As many FOSS licenses exist and are widely deployed in commercial software. The Linux kernel will not be licensed under GPL3. Therefore GPL3 is in no way "crucial to the fate of ... the FLOSS movement generally." Whether GPL3 succeeds or fails it will have no impact on the vast majority of existing FOSS. However, you continue to imply that all FOSS will stand or fall with GPL3, which isn't even final yet.

This is a lot like President Bush's strategy of mentioning Saddam and Al Qaeda in the same sentence so many times that many people now believe there was some connection between the two. But I guess if you repeat innuendo enough times it becomes the truth, at least to the gullible.

I know you're having endless fun trying to link IBM with Richard Stallman, but the connection just ain't there.

Posted by: John Gordon at April 30, 2007 3:16 PM

Incidentally, Draft 3 of GPL3 is fairly straightforward to me, and I went to a lowly Tier 2 law school.
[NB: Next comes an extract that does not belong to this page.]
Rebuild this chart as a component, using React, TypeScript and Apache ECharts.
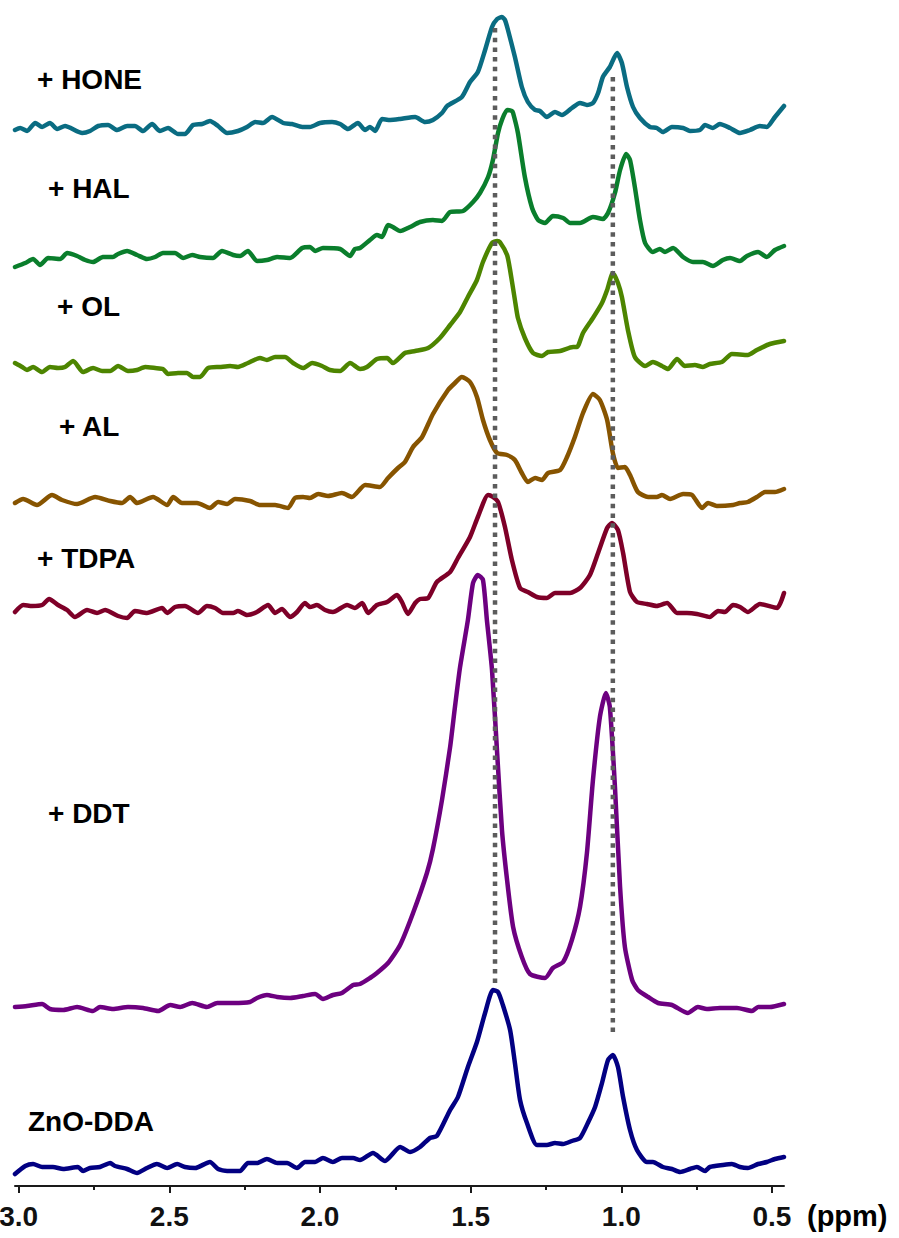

I guess Harvard isn't all it's cracked up to be.

Posted by: John Gordon at April 30, 2007 3:19 PM

How do you figure that the ability to deploy DRM is indispensable to content creators? All the recent trends have been in the opposite direction, with major DRM schemes getting repeatedly cracked, and EMI offering its music in DRM-free formats. It's not obvious that DRM is even *helpful* to content creators. It's certainly not indispensable.

Posted by: Tim at April 30, 2007 5:26 PM

Tim, reread JDelong's statement, and your statement. Focus on "the ability" as it pertains to *indispensable*. That means that artists have more options in how to disseminate their works, whic his invaluable in new business models.

You say that its not obvious DRM is even *helpful* to creators, but to support your position you say its not *indispensable*. Again, I wonder if you're talking to yourself, or speaking in riddles.

Posted by: Noel at April 30, 2007 7:20 PM

Noel, I suggest you look up the word "indispensable" in the dictionary. I don't think it means what you think it means.

Posted by: Tim at April 30, 2007 9:10 PM

Can you just tell us what your position is instead of telling more riddles.